The administration of our airports and seaports has been built around mind-boggling corruption, perpetrated by petty profiteers and major criminal syndicates alike. The bubble of corruption is so thick and resistant to change that any attempts to improve transparency and safety is put through cost-benefit analysis of the corrupt system and undermined or totally quenched. As this can only be done at the highest levels, it suggests complicity of high ranking government officials in some of the illegal activities.

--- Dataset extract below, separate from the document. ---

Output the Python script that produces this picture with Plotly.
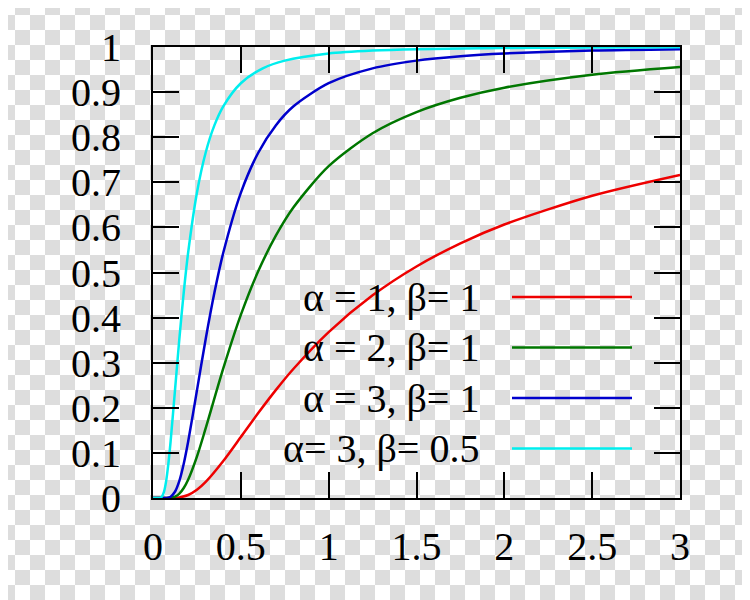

This may explain why we don’t have better security scanners at our airports or a more robust search procedure that protects passengers and the image of the country. Officials posted to airports and seaports are mindful only of the opportunity to profit from the posting, which involves accepting bribes to look the other way while the lives of many Zainabs out there are put in danger for no fault of their own. If this happens at the airports, one can only imagine to what degree it is taking place at the seaports and the ‘amorphous’ illegal routes.
Finding a solution to these problems would take a radical overhaul of the system. Such a measure must include swift and severe prosecution and punishment for collaborators. It should also involve better pay for officials, improved funding for security and training of officials and limiting the number of personnel involved in the checking process at sea and airports, in favour of more automated means. None of it will be easy though. But a commitment to positive change and proper planning in the circumstances cannot be defeated by the corrupt interests who depend on anonymity. Needless to say, passengers, especially at airports, must also be extra vigilant. May God help us all.